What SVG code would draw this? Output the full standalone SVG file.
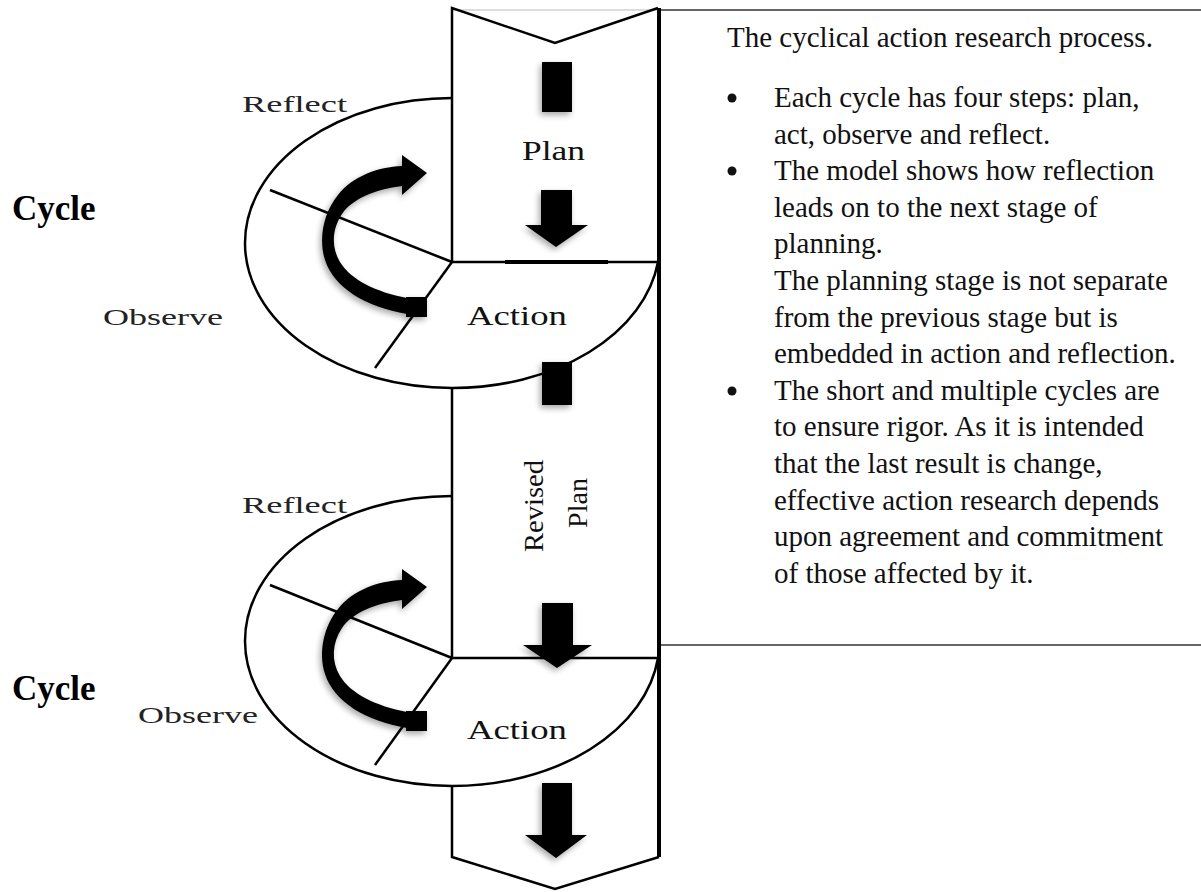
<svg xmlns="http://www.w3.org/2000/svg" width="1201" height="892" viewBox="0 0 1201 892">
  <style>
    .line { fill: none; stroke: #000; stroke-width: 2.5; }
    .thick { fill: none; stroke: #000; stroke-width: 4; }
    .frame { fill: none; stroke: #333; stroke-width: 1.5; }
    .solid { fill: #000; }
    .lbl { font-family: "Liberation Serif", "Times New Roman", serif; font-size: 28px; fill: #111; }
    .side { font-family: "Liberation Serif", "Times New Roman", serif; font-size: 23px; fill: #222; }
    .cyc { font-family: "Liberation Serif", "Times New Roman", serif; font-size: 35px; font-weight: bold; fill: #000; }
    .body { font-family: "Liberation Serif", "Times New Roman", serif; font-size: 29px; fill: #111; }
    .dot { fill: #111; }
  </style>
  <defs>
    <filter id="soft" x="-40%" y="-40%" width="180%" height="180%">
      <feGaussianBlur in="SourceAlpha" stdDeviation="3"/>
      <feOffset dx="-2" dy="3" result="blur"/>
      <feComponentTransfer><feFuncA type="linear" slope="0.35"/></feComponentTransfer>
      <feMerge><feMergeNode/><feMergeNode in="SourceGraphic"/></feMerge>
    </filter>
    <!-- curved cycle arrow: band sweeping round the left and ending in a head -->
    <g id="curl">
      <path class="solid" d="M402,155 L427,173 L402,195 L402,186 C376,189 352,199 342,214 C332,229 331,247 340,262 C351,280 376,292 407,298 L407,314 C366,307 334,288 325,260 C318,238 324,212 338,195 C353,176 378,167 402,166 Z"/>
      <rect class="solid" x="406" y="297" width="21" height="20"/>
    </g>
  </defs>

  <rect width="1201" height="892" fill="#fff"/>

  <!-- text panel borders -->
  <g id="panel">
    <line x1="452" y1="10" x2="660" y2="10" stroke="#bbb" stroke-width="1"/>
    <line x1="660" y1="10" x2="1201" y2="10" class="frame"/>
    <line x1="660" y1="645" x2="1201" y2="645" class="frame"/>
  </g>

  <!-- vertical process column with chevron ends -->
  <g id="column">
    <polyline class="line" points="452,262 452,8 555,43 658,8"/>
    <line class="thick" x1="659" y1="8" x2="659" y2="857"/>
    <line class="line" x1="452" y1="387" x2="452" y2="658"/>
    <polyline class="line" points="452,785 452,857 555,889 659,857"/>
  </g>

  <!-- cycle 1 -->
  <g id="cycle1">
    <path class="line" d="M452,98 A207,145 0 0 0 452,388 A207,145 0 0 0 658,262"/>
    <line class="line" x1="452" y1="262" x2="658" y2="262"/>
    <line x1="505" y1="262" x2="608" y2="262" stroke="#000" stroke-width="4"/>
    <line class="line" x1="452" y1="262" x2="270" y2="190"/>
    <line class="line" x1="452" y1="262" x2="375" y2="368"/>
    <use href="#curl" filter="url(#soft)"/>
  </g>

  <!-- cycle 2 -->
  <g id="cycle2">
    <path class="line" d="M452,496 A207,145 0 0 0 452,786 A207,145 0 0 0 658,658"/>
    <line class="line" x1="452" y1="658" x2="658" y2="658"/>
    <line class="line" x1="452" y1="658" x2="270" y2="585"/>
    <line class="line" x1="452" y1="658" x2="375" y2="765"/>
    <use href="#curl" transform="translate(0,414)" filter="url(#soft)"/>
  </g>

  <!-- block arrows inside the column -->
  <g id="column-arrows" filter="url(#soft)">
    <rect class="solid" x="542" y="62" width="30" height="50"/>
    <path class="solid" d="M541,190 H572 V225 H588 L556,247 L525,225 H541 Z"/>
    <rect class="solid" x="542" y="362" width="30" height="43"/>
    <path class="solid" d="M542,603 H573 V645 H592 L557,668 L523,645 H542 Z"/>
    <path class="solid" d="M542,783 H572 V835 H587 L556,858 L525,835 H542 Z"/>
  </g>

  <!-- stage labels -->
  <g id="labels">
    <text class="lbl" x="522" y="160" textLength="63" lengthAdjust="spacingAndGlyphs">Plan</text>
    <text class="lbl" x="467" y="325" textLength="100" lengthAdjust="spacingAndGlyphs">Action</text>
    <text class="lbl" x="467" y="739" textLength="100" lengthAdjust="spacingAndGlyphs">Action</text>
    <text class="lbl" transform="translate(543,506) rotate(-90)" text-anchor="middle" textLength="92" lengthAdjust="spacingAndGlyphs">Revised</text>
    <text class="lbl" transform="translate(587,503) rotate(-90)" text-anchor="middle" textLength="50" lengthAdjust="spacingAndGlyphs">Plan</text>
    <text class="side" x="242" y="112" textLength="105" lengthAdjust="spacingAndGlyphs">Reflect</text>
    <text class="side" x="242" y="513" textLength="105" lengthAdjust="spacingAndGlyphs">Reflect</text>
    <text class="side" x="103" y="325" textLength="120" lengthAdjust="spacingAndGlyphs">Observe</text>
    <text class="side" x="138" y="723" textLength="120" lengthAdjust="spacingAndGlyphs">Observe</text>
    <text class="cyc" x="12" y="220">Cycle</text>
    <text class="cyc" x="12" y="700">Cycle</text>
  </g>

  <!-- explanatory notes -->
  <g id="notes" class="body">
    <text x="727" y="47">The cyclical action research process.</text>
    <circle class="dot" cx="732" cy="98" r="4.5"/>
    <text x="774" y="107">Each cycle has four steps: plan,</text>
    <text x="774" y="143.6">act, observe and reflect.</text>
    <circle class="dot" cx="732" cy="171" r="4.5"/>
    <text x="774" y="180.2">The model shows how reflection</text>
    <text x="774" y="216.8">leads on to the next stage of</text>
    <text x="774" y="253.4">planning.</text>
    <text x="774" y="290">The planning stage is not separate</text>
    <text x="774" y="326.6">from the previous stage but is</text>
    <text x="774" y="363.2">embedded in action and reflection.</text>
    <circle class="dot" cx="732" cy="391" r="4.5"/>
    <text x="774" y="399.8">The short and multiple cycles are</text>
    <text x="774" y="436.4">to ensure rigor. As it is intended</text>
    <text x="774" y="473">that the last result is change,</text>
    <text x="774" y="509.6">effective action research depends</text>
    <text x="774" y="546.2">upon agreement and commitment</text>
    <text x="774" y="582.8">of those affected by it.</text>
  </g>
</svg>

_Given problem_
Every line above should be returned word for word, with the pictures left behind.

_Result of the task_
What SVG code would draw this? Output the full standalone SVG file.
<svg xmlns="http://www.w3.org/2000/svg" width="1201" height="892" viewBox="0 0 1201 892">
  <style>
    .line { fill: none; stroke: #000; stroke-width: 2.5; }
    .thick { fill: none; stroke: #000; stroke-width: 4; }
    .frame { fill: none; stroke: #333; stroke-width: 1.5; }
    .solid { fill: #000; }
    .lbl { font-family: "Liberation Serif", "Times New Roman", serif; font-size: 28px; fill: #111; }
    .side { font-family: "Liberation Serif", "Times New Roman", serif; font-size: 23px; fill: #222; }
    .cyc { font-family: "Liberation Serif", "Times New Roman", serif; font-size: 35px; font-weight: bold; fill: #000; }
    .body { font-family: "Liberation Serif", "Times New Roman", serif; font-size: 29px; fill: #111; }
    .dot { fill: #111; }
  </style>
  <defs>
    <filter id="soft" x="-40%" y="-40%" width="180%" height="180%">
      <feGaussianBlur in="SourceAlpha" stdDeviation="3"/>
      <feOffset dx="-2" dy="3" result="blur"/>
      <feComponentTransfer><feFuncA type="linear" slope="0.35"/></feComponentTransfer>
      <feMerge><feMergeNode/><feMergeNode in="SourceGraphic"/></feMerge>
    </filter>
    <!-- curved cycle arrow: band sweeping round the left and ending in a head -->
    <g id="curl">
      <path class="solid" d="M402,155 L427,173 L402,195 L402,186 C376,189 352,199 342,214 C332,229 331,247 340,262 C351,280 376,292 407,298 L407,314 C366,307 334,288 325,260 C318,238 324,212 338,195 C353,176 378,167 402,166 Z"/>
      <rect class="solid" x="406" y="297" width="21" height="20"/>
    </g>
  </defs>

  <rect width="1201" height="892" fill="#fff"/>

  <!-- text panel borders -->
  <g id="panel">
    <line x1="452" y1="10" x2="660" y2="10" stroke="#bbb" stroke-width="1"/>
    <line x1="660" y1="10" x2="1201" y2="10" class="frame"/>
    <line x1="660" y1="645" x2="1201" y2="645" class="frame"/>
  </g>

  <!-- vertical process column with chevron ends -->
  <g id="column">
    <polyline class="line" points="452,262 452,8 555,43 658,8"/>
    <line class="thick" x1="659" y1="8" x2="659" y2="857"/>
    <line class="line" x1="452" y1="387" x2="452" y2="658"/>
    <polyline class="line" points="452,785 452,857 555,889 659,857"/>
  </g>

  <!-- cycle 1 -->
  <g id="cycle1">
    <path class="line" d="M452,98 A207,145 0 0 0 452,388 A207,145 0 0 0 658,262"/>
    <line class="line" x1="452" y1="262" x2="658" y2="262"/>
    <line x1="505" y1="262" x2="608" y2="262" stroke="#000" stroke-width="4"/>
    <line class="line" x1="452" y1="262" x2="270" y2="190"/>
    <line class="line" x1="452" y1="262" x2="375" y2="368"/>
    <use href="#curl" filter="url(#soft)"/>
  </g>

  <!-- cycle 2 -->
  <g id="cycle2">
    <path class="line" d="M452,496 A207,145 0 0 0 452,786 A207,145 0 0 0 658,658"/>
    <line class="line" x1="452" y1="658" x2="658" y2="658"/>
    <line class="line" x1="452" y1="658" x2="270" y2="585"/>
    <line class="line" x1="452" y1="658" x2="375" y2="765"/>
    <use href="#curl" transform="translate(0,414)" filter="url(#soft)"/>
  </g>

  <!-- block arrows inside the column -->
  <g id="column-arrows" filter="url(#soft)">
    <rect class="solid" x="542" y="62" width="30" height="50"/>
    <path class="solid" d="M541,190 H572 V225 H588 L556,247 L525,225 H541 Z"/>
    <rect class="solid" x="542" y="362" width="30" height="43"/>
    <path class="solid" d="M542,603 H573 V645 H592 L557,668 L523,645 H542 Z"/>
    <path class="solid" d="M542,783 H572 V835 H587 L556,858 L525,835 H542 Z"/>
  </g>

  <!-- stage labels -->
  <g id="labels">
    <text class="lbl" x="522" y="160" textLength="63" lengthAdjust="spacingAndGlyphs">Plan</text>
    <text class="lbl" x="467" y="325" textLength="100" lengthAdjust="spacingAndGlyphs">Action</text>
    <text class="lbl" x="467" y="739" textLength="100" lengthAdjust="spacingAndGlyphs">Action</text>
    <text class="lbl" transform="translate(543,506) rotate(-90)" text-anchor="middle" textLength="92" lengthAdjust="spacingAndGlyphs">Revised</text>
    <text class="lbl" transform="translate(587,503) rotate(-90)" text-anchor="middle" textLength="50" lengthAdjust="spacingAndGlyphs">Plan</text>
    <text class="side" x="242" y="112" textLength="105" lengthAdjust="spacingAndGlyphs">Reflect</text>
    <text class="side" x="242" y="513" textLength="105" lengthAdjust="spacingAndGlyphs">Reflect</text>
    <text class="side" x="103" y="325" textLength="120" lengthAdjust="spacingAndGlyphs">Observe</text>
    <text class="side" x="138" y="723" textLength="120" lengthAdjust="spacingAndGlyphs">Observe</text>
    <text class="cyc" x="12" y="220">Cycle</text>
    <text class="cyc" x="12" y="700">Cycle</text>
  </g>

  <!-- explanatory notes -->
  <g id="notes" class="body">
    <text x="727" y="47">The cyclical action research process.</text>
    <circle class="dot" cx="732" cy="98" r="4.5"/>
    <text x="774" y="107">Each cycle has four steps: plan,</text>
    <text x="774" y="143.6">act, observe and reflect.</text>
    <circle class="dot" cx="732" cy="171" r="4.5"/>
    <text x="774" y="180.2">The model shows how reflection</text>
    <text x="774" y="216.8">leads on to the next stage of</text>
    <text x="774" y="253.4">planning.</text>
    <text x="774" y="290">The planning stage is not separate</text>
    <text x="774" y="326.6">from the previous stage but is</text>
    <text x="774" y="363.2">embedded in action and reflection.</text>
    <circle class="dot" cx="732" cy="391" r="4.5"/>
    <text x="774" y="399.8">The short and multiple cycles are</text>
    <text x="774" y="436.4">to ensure rigor. As it is intended</text>
    <text x="774" y="473">that the last result is change,</text>
    <text x="774" y="509.6">effective action research depends</text>
    <text x="774" y="546.2">upon agreement and commitment</text>
    <text x="774" y="582.8">of those affected by it.</text>
  </g>
</svg>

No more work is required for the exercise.